Maybe the two parties are just different.

I’m still confused, because I think GOP turnout in 2018 was higher than GOP turnout in 2010. That is counterintuitive, they should’ve had more turnout in 2010 when they were locked out of power. Instead they turned out to keep power, which makes much less sense.

Trump can boost turnout. Obama had the same ability while President. I think another contributing factor was that Democrats hyped everyone up. Pretty much from January 2017 on they were talking “Blue Wave!”, whereas in 1994, 2006, 2010, and 2014, no one really talked that way until it got close. You gotta keep that stuff on the downlow.:slight_smile: Spend two years telling everyone that 2018 is going to be a HUGE election means that people will start to think it’s a pretty huge election.
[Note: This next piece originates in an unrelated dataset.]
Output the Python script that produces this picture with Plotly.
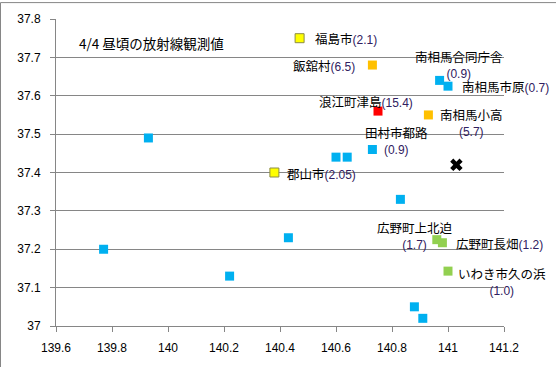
import plotly.graph_objects as go

# ---------------- data ----------------
x_ticks = [139.6, 139.8, 140.0, 140.2, 140.4, 140.6, 140.8, 141.0, 141.2]
x_tick_labels = ["139.6", "139.8", "140", "140.2", "140.4", "140.6", "140.8", "141", "141.2"]
y_ticks = [37.0, 37.1, 37.2, 37.3, 37.4, 37.5, 37.6, 37.7, 37.8]
y_tick_labels = ["37", "37.1", "37.2", "37.3", "37.4", "37.5", "37.6", "37.7", "37.8"]

title_text = "4/4 昼頃の放射線観測値"

# unlabeled observation points (blue, < 1)
other_lon = [139.77, 139.93, 140.22, 140.43, 140.60, 140.64, 140.83, 140.88, 140.91]
other_lat = [37.20, 37.49, 37.13, 37.23, 37.44, 37.44, 37.33, 37.05, 37.02]

# labeled points by colour group
blue_names = ["田村市都路", "南相馬合同庁舎", "南相馬市原"]
blue_values = ["0.9", "0.9", "0.7"]
blue_lon = [140.73, 140.97, 141.00]
blue_lat = [37.46, 37.64, 37.625]

yellow_names = ["福島市", "郡山市"]
yellow_values = ["2.1", "2.05"]
yellow_lon = [140.47, 140.38]
yellow_lat = [37.75, 37.40]

orange_names = ["飯舘村", "南相馬小高"]
orange_values = ["6.5", "5.7"]
orange_lon = [140.73, 140.93]
orange_lat = [37.68, 37.55]

red_names = ["浪江町津島"]
red_values = ["15.4"]
red_lon = [140.75]
red_lat = [37.56]

green_names = ["広野町上北迫", "広野町長畑", "いわき市久の浜"]
green_values = ["1.7", "1.2", "1.0"]
green_lon = [140.96, 140.98, 141.00]
green_lat = [37.225, 37.217, 37.143]

plant_lon = [141.03]
plant_lat = [37.42]

# ---------------- styles ----------------
W, H = 556, 367
ML, MR, MT, MB = 56, 52, 17, 41
GRID = "#868686"
NUM_COLOR = "#302060"
JP_FONT = "Noto Sans CJK JP"
NUM_FONT = "Liberation Sans"

# label layout: (two_line, xanchor, xshift, yshift)
label_style = {
    "福島市": (False, "left", 13, 0),
    "郡山市": (False, "left", 11, -1),
    "飯舘村": (False, "right", -15, 0),
    "南相馬小高": (True, "left", 10, -7),
    "浪江町津島": (False, "center", -12, 10),
    "南相馬合同庁舎": (True, "center", 19, 16),
    "南相馬市原": (False, "left", 12, 0),
    "田村市都路": (True, "center", 24, 9),
    "広野町上北迫": (True, "center", -22, 5),
    "広野町長畑": (False, "left", 12, -1),
    "いわき市久の浜": (True, "left", 8, -10),
}

fig = go.Figure()


def add_series(lon, lat, color, line_color=None, size=9):
    fig.add_trace(go.Scatter(
        x=lon, y=lat, mode="markers",
        marker=dict(symbol="square", size=size, color=color,
                    line=dict(width=1 if line_color else 0, color=line_color or color)),
        showlegend=False, hoverinfo="skip",
    ))


add_series(other_lon, other_lat, "#00B0F0")
add_series(blue_lon, blue_lat, "#00B0F0")
add_series(yellow_lon, yellow_lat, "#FFFF00", line_color="#8C8C46", size=9)
add_series(orange_lon, orange_lat, "#FFC000")
add_series(red_lon, red_lat, "#FF0000")
add_series(green_lon, green_lat, "#92D050")

fig.add_trace(go.Scatter(
    x=plant_lon, y=plant_lat, mode="markers",
    marker=dict(symbol="x", size=11, color="#000000", line=dict(width=0)),
    showlegend=False, hoverinfo="skip",
))

annotations = []
for names, vals, lons, lats in [
    (blue_names, blue_values, blue_lon, blue_lat),
    (yellow_names, yellow_values, yellow_lon, yellow_lat),
    (orange_names, orange_values, orange_lon, orange_lat),
    (red_names, red_values, red_lon, red_lat),
    (green_names, green_values, green_lon, green_lat),
]:
    for n, v, lo, la in zip(names, vals, lons, lats):
        two, xa, xs, ys = label_style[n]
        num = f"<span style='font-family:{NUM_FONT};font-size:12px;color:{NUM_COLOR}'>({v})</span>"
        txt = f"{n}<br>{num}" if two else f"{n}{num}"
        annotations.append(dict(
            x=lo, y=la, xref="x", yref="y", text=txt, showarrow=False,
            xanchor=xa, yanchor="middle", xshift=xs, yshift=ys, align="center",
            font=dict(family=JP_FONT, size=12.5, color="#000000"),
        ))

pw = W - ML - MR
ph = H - MT - MB
annotations.append(dict(
    x=(77 - ML) / pw, y=1 - (41 - MT) / ph, xref="paper", yref="paper",
    text=title_text, showarrow=False, xanchor="left", yanchor="middle",
    font=dict(family=JP_FONT, size=13.5, color="#000000"),
))

# chart-area border (only top and left visible in the crop)
bx = (0.5 - ML) / pw
by = 1 + (MT - 0.5) / ph
shapes = [
    dict(type="line", xref="paper", yref="paper", x0=bx, x1=bx, y0=-MB / ph - 0.01, y1=by,
         line=dict(color=GRID, width=1)),
    dict(type="line", xref="paper", yref="paper", x0=bx, x1=1 + MR / pw + 0.01, y0=by, y1=by,
         line=dict(color=GRID, width=1)),
]

fig.update_layout(
    width=W, height=H,
    margin=dict(l=ML, r=MR, t=MT, b=MB),
    paper_bgcolor="#FFFFFF", plot_bgcolor="#FFFFFF",
    annotations=annotations, shapes=shapes,
    font=dict(family=NUM_FONT, size=12, color="#000000"),
    xaxis=dict(
        range=[139.6, 141.2], tickvals=x_ticks, ticktext=x_tick_labels,
        showgrid=False, zeroline=False, showline=True, linecolor=GRID, linewidth=1,
        ticks="outside", ticklen=5, tickcolor=GRID, tickwidth=1,
        tickfont=dict(family=NUM_FONT, size=12, color="#000000"),
        ticklabelstandoff=6,
    ),
    yaxis=dict(
        range=[37.0, 37.8], tickvals=y_ticks, ticktext=y_tick_labels,
        showgrid=True, gridcolor=GRID, gridwidth=1, zeroline=False,
        showline=True, linecolor=GRID, linewidth=1,
        ticks="outside", ticklen=5, tickcolor=GRID, tickwidth=1,
        tickfont=dict(family=NUM_FONT, size=12, color="#000000"),
        ticklabelstandoff=7,
    ),
)

fig.write_html(
    "out.html",
    config={"displayModeBar": False},
    post_script="document.body.style.margin='0';document.body.style.overflow='hidden';",
)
Fear is a powerful motivator. Republicans fear(ed) Democrats gaining power these days, more so than in 2010.

It’s not a tsunami, we didn’t get the Senate or a ton of governor seats. But Trump’s legislative agenda is dead, and the Democratic investigative agenda is very much alive and invigorated. I look forward to seeing Trump’s pathetic shrivelled secrets being dragged out into daylight for inspection.

Correct me if I’m wrong, but all the tax returns that Democrats want from Trump are from ** before** he won the presidency, right? What are they going to do - impeach him for something he did before he became president? Or do they just itch to scour over them and publish something?
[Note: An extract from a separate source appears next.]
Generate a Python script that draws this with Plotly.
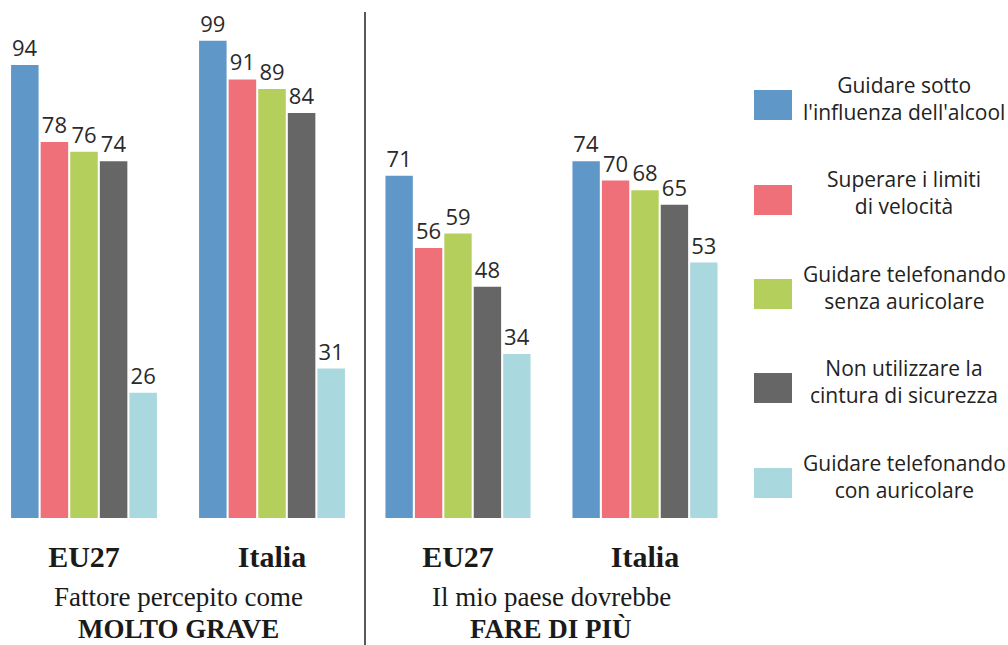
import plotly.graph_objects as go

W, H = 1008, 645

groups = ["EU27", "Italia"]
series_names = [
    "Guidare sotto<br>l'influenza dell'alcool",
    "Superare i limiti<br>di velocità",
    "Guidare telefonando<br>senza auricolare",
    "Non utilizzare la<br>cintura di sicurezza",
    "Guidare telefonando<br>con auricolare",
]
colors = ["#5f97c9", "#ef7078", "#b5cf5c", "#666666", "#a9d8df"]

# Panel 1: Fattore percepito come MOLTO GRAVE
grave_eu27 = [94, 78, 76, 74, 26]
grave_italia = [99, 91, 89, 84, 31]
# Panel 2: Il mio paese dovrebbe FARE DI PIÙ
fare_eu27 = [71, 56, 59, 48, 34]
fare_italia = [74, 70, 68, 65, 53]

panel_titles = [("Fattore percepito come", "MOLTO GRAVE"),
                ("Il mio paese dovrebbe", "FARE DI PIÙ")]

fig = go.Figure()

text_font = dict(family="Open Sans", size=22, color="#2a2a2a")

for i in range(5):
    fig.add_trace(go.Bar(
        x=groups, y=[grave_eu27[i], grave_italia[i]],
        name=series_names[i], marker=dict(color=colors[i], line=dict(width=0)),
        text=[grave_eu27[i], grave_italia[i]], textposition="outside",
        textfont=text_font, cliponaxis=False,
        xaxis="x", yaxis="y", showlegend=False,
    ))
for i in range(5):
    fig.add_trace(go.Bar(
        x=groups, y=[fare_eu27[i], fare_italia[i]],
        name=series_names[i], marker=dict(color=colors[i], line=dict(width=0)),
        text=[fare_eu27[i], fare_italia[i]], textposition="outside",
        textfont=text_font, cliponaxis=False,
        xaxis="x2", yaxis="y2", showlegend=False,
    ))

bottom = 518
ydom = [(H - bottom) / H, 1]
yr = [0, bottom / 4.82]

tickfont = dict(family="Liberation Serif", size=30, color="#1a1a1a", weight="bold")

fig.update_layout(
    width=W, height=H,
    margin=dict(l=0, r=0, t=0, b=0),
    paper_bgcolor="white", plot_bgcolor="white",
    barmode="group", bargap=0.213, bargroupgap=0.07,
    uniformtext=dict(mode=False),
    xaxis=dict(domain=[0, 360 / W], range=[-84 / 188, (360 - 84) / 188],
               showgrid=False, zeroline=False, showline=False, ticks="",
               tickfont=tickfont, ticklabelstandoff=18, fixedrange=True),
    xaxis2=dict(domain=[370 / W, 740 / W], range=[-(458 - 370) / 187, (740 - 458) / 187],
                showgrid=False, zeroline=False, showline=False, ticks="",
                tickfont=tickfont, ticklabelstandoff=18, fixedrange=True),
    yaxis=dict(domain=ydom, range=yr, visible=False, fixedrange=True),
    yaxis2=dict(domain=ydom, range=yr, visible=False, anchor="x2", fixedrange=True),
)

# separator line
fig.add_shape(type="line", xref="paper", yref="paper",
              x0=365 / W, x1=365 / W, y0=0, y1=1 - 12 / H,
              line=dict(color="#222222", width=1.5))

# panel subtitles
centers = [178, 551]
for (l1, l2), cx in zip(panel_titles, centers):
    fig.add_annotation(x=cx / W, y=1 - 597 / H, xref="paper", yref="paper",
                       text=l1, showarrow=False, xanchor="center", yanchor="middle",
                       font=dict(family="Liberation Serif", size=27, color="#1a1a1a"))
    fig.add_annotation(x=cx / W, y=1 - 629 / H, xref="paper", yref="paper",
                       text="<b>" + l2 + "</b>", showarrow=False, xanchor="center", yanchor="middle",
                       font=dict(family="Liberation Serif", size=27, color="#1a1a1a"))

# custom legend
leg_y = [105, 200, 294, 388, 483]
for name, col, yc in zip(series_names, colors, leg_y):
    fig.add_shape(type="rect", xref="paper", yref="paper",
                  x0=754 / W, x1=792 / W, y0=1 - (yc + 15) / H, y1=1 - (yc - 15) / H,
                  fillcolor=col, line=dict(width=0))
    fig.add_annotation(x=904 / W, y=1 - (yc - 7) / H, xref="paper", yref="paper",
                       text=name, showarrow=False, xanchor="center", yanchor="middle",
                       align="center",
                       font=dict(family="Open Sans", size=21, color="#222222"))

fig.write_html("out.html")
I won’t pretend to speak for everybody, but I expect that when his tax returns are published we’ll see he is a total fraud who was propped up by money-laundered Russian interests. It likely won’t sway the true believers but I want this on the public record.

Is there any evidence this is true in cases that aren’t gerrymandered? Looking at past results, it sure seems like Republicans have as many lopsided wins.

Yeah. It’s not just Donald that is in jeopardy here, and it’s great.

You know what else is cool - we have Democrats taking control of the science committees who actually believe in science!

If all they do is sideline Lamar Smith, it will be a change worth celebrating.